For people between the ages of 12 and 40, vaccination uptake for the third booster dose ranges between 20 and 50% depending on the location, according to government data.
Inoculations aimed at protecting high-risk groups and securing enough medical staff are slated to begin as early as July 18.
Prefectural governments will be asked to set up more than 100 free COVID-19 testing spots for summer travelers at major train stations, airports, and other locations.
Additionally, the government is encouraging people and businesses to ensure sufficient ventilation throughout indoor rooms during the summer while using air conditioners. Early on in the pandemic Japan was a pioneer in advocating ventilation in public spaces to prevent the spread of COVID-19.
Change Of Plans
A number of live events have been postponed due to the infection of those involved.
Nagoya Grampus, a Japanese professional soccer club, announced on July 15 that the 22nd J1 game against the Kawasaki Frontale scheduled for July 16 would be canceled.
A total of nine players and staff members have tested positive for COVID-19, and their activities have been halted. Ticket information and an alternate date will be announced as soon as they are confirmed.

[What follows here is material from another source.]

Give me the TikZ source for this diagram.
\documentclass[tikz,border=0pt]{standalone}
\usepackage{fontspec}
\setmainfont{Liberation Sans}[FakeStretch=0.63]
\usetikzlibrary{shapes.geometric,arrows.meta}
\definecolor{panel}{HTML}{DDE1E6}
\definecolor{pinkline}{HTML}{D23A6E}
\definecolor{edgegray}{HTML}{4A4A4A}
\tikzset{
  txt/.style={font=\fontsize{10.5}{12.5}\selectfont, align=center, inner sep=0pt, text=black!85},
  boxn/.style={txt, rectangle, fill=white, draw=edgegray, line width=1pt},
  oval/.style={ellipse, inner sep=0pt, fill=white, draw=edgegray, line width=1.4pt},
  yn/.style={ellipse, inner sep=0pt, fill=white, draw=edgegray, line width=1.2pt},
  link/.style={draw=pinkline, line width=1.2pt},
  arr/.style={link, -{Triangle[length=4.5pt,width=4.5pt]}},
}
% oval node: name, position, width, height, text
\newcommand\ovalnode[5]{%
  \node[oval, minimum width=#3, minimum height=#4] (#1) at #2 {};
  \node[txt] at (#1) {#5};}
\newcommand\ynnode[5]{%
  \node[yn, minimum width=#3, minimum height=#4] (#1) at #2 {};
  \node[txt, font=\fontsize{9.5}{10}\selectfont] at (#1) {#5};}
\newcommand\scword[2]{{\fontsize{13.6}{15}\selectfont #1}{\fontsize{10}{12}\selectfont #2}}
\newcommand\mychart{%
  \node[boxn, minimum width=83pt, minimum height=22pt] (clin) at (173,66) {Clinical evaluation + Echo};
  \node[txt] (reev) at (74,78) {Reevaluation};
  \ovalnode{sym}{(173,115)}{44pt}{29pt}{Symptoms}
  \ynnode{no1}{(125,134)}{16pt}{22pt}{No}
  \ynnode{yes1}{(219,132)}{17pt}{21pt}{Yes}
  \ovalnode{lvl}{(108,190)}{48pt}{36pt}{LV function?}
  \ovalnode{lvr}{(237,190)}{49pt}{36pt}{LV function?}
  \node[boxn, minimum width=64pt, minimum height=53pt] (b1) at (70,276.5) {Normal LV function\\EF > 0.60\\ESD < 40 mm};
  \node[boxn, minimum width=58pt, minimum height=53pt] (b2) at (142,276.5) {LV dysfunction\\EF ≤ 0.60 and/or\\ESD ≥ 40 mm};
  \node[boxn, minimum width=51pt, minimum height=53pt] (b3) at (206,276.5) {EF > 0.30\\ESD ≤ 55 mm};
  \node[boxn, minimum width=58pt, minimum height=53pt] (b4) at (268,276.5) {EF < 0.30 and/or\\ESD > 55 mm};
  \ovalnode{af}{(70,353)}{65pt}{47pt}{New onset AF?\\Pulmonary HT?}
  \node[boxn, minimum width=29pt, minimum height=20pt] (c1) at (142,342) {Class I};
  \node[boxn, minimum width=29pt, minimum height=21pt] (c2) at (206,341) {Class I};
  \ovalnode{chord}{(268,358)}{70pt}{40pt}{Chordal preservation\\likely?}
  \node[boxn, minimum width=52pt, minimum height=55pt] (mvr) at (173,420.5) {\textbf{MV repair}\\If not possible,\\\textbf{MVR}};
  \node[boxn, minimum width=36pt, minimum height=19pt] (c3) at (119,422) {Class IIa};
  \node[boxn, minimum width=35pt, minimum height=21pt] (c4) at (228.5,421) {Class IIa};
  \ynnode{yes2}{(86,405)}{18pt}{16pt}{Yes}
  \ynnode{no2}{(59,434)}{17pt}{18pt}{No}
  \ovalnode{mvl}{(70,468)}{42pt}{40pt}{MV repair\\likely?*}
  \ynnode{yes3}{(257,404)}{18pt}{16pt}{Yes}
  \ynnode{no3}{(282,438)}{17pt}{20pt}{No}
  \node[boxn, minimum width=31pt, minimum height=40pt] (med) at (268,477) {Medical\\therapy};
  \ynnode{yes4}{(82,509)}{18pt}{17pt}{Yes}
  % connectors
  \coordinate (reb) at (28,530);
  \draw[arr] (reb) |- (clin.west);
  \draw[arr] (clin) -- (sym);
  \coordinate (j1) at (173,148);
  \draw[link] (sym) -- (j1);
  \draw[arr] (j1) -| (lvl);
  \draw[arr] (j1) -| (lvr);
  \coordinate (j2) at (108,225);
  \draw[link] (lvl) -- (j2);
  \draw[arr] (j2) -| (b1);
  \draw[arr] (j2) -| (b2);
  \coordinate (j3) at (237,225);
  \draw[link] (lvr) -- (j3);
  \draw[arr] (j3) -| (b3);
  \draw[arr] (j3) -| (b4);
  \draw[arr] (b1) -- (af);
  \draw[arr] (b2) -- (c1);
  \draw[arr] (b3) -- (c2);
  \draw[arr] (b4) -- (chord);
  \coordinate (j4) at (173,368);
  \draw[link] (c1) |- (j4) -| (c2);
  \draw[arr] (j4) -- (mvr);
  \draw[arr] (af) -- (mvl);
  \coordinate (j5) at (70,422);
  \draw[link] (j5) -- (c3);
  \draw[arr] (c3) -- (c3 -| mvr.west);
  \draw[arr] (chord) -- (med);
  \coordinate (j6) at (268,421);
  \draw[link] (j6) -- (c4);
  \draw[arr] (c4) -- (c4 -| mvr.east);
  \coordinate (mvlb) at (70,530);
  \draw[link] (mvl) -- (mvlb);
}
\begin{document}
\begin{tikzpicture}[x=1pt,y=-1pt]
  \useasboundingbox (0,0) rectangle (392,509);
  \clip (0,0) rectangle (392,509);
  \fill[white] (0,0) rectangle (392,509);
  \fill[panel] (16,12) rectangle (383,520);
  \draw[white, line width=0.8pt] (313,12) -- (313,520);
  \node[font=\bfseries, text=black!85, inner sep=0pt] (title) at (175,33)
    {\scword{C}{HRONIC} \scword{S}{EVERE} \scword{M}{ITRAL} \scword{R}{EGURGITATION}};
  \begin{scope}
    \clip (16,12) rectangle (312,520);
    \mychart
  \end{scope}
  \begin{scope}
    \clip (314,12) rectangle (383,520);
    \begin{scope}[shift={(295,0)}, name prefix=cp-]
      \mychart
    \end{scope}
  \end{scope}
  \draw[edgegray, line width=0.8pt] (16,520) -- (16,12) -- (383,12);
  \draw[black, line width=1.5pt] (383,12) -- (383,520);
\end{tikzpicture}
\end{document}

Takarazuka Revue, an all-female musical theatrical troupe announced on July 5 that the performance "The Great Gatsby," which was to start on July 16 at the Takarazuka Grand Theater in Hyogo, will be rescheduled to open on July 22.
The troupe said that it had no choice but to suspend preparations for the show for a certain period of time due to the confirmation of a positive test for COVID-19 from a person involved in the performance.
On July 16, sumo wrestler Mitakeumi Hisashi had to withdraw from the Nagoya Grand Sumo Tournament following a COVID-19 case at his stable.
As a result of a right shoulder injury he suffered at the summer meet in May, Mitakeumi, who needed to win eight or more matches to remain at the sport's second-highest rank, struggled at Dolphins Arena after going 2-4 in his first six days.
Government officials originally planned to introduce a national travel subsidy program during the first half of July. Now it has been delayed, a government source said on July 6.
Travelers would have received discounts and coupons worth up to ￥11,000 JPY ($81 USD) per day to use toward meals, shopping, and travel expenses under the campaign.
According to a press conference held on July 14, Land, Infrastructure, Transport, and Tourism Minister Tetsuo Saito stated that the national travel support would begin as soon as an improvement is observed, while closely monitoring infection levels.
Intended to encourage local travel by residents of Japan, the new subsidy campaign would be a nationwide version of similar programs currently implemented at the prefectural level.
At a press conference held in London on May 5, Prime Minister Fumio Kishida expressed his plans to restore socio-economic activities while maintaining vigilance against the spread of infection.
A small number of business travelers, interns, and students have been allowed into the country since March 1.
As of June, the government began allowing limited numbers of tourists in small groups to be part of experimental package tours with a guide.
Will the current COVID situation affect international tourism? That is not yet clear. As of July 14 PM Kishida didn’t say anything concrete on this theme.
According to Japan Tourism Agency data, the country had 31.9 million foreign visitors in 2019, who spent ￥35.5 billion JPY ($4.8 trillion USD). At the present time, daily international arrivals including Japanese, residents, students, businesses, and other categories, remain capped at 20,000.